WORK INSTRUCTIONS: Quote the data exactly, first line to the line containing "import plotly.graph_objects as go", with no pictures.

INFORMATION SHOWN:
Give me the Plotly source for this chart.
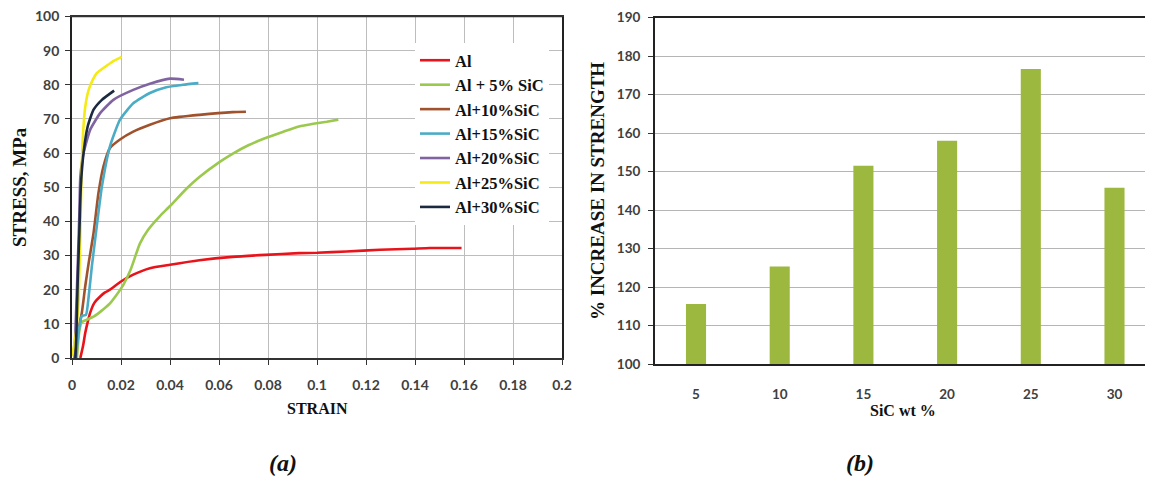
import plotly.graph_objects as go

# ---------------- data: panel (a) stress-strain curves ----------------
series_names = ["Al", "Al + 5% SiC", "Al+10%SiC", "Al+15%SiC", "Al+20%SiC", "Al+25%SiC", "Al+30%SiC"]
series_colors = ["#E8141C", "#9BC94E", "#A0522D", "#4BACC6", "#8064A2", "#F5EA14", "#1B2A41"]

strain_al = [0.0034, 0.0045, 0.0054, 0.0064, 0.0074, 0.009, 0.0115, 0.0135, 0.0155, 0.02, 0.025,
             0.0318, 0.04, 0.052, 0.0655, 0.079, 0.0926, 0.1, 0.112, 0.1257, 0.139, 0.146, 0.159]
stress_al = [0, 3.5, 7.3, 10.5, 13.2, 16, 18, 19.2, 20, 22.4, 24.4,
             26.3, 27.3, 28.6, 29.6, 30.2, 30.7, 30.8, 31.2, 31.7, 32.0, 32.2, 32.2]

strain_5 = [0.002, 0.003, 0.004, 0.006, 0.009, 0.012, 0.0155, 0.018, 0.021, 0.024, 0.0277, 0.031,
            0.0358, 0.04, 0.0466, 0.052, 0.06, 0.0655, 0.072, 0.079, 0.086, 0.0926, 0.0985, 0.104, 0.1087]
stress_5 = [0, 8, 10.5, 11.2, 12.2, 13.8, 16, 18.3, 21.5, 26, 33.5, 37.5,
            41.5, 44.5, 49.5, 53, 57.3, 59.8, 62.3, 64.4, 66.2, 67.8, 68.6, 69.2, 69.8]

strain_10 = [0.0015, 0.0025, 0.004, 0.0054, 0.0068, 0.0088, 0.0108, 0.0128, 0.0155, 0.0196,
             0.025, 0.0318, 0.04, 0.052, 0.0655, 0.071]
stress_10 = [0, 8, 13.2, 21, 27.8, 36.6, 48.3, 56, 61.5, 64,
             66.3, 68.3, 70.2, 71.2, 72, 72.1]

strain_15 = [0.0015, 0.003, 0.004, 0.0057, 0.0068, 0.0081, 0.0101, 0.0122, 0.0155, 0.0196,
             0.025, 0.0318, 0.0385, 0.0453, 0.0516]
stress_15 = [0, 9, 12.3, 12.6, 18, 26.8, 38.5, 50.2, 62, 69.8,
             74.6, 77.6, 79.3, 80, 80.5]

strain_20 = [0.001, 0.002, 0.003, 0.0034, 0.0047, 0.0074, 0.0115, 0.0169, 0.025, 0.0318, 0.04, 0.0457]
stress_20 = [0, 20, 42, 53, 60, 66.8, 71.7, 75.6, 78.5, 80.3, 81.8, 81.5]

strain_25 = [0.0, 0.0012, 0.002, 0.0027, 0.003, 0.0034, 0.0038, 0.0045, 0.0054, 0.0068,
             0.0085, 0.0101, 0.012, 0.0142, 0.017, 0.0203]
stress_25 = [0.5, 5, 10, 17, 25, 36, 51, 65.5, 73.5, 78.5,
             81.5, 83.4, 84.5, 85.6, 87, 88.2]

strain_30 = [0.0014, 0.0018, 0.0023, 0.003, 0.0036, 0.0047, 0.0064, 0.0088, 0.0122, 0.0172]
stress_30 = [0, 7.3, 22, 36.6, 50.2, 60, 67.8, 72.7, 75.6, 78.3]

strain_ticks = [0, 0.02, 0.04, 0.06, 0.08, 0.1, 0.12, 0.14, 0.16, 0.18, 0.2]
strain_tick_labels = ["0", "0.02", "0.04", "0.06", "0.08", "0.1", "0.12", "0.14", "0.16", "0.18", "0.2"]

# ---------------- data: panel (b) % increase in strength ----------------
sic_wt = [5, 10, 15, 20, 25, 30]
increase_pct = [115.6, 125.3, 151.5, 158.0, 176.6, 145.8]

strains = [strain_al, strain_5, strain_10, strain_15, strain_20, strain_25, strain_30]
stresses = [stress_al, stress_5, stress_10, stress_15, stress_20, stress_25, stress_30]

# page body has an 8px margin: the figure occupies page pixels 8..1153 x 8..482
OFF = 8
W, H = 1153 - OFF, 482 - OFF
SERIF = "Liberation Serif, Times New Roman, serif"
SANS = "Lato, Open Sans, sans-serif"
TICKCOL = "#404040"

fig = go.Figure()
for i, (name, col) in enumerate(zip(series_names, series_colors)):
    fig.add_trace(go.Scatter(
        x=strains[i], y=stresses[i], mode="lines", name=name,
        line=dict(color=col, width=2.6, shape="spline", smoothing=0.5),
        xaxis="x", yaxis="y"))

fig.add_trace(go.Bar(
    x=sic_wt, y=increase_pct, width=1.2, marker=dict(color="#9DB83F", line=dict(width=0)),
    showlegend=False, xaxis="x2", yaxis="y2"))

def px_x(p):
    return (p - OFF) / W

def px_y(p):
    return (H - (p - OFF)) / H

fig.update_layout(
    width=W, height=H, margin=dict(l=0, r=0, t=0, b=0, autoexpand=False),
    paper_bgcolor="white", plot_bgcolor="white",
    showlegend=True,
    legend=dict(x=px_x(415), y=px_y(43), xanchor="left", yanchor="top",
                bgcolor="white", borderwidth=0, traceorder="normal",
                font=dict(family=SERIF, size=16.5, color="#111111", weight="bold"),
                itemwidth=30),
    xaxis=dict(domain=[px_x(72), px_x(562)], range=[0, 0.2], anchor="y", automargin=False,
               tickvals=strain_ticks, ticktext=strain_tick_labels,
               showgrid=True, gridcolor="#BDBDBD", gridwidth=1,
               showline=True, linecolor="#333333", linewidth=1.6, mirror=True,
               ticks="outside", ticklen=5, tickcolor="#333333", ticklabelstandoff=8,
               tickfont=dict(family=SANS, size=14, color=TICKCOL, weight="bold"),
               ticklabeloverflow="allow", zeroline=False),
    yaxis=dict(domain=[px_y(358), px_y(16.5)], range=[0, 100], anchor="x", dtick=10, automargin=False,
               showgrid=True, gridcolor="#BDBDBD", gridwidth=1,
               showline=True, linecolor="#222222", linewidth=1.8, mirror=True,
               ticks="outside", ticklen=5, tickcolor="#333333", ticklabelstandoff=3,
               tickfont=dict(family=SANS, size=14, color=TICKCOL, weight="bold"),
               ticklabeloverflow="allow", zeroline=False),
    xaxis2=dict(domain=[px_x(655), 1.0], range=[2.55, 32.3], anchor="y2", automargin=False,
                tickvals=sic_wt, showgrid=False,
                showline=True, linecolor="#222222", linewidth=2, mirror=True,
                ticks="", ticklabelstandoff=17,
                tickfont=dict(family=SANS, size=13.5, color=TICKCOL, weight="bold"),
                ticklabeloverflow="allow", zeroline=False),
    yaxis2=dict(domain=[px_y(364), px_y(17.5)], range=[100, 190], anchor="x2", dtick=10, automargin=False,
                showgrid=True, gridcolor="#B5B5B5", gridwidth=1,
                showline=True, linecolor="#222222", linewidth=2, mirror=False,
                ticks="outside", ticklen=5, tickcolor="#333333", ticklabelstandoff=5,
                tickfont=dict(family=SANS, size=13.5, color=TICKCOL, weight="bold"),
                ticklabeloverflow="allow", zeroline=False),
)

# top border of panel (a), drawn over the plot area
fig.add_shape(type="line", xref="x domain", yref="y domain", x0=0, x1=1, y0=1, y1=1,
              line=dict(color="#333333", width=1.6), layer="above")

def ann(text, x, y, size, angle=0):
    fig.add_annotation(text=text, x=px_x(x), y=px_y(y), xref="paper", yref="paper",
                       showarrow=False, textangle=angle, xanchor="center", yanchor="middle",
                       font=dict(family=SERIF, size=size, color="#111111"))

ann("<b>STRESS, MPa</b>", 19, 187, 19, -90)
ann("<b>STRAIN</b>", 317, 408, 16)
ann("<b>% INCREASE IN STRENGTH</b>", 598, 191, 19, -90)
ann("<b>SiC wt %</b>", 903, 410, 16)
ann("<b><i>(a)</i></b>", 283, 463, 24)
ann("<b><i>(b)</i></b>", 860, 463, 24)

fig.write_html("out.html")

SOLUTION TO THE EXERCISE:
Give me the Plotly source for this chart.
import plotly.graph_objects as go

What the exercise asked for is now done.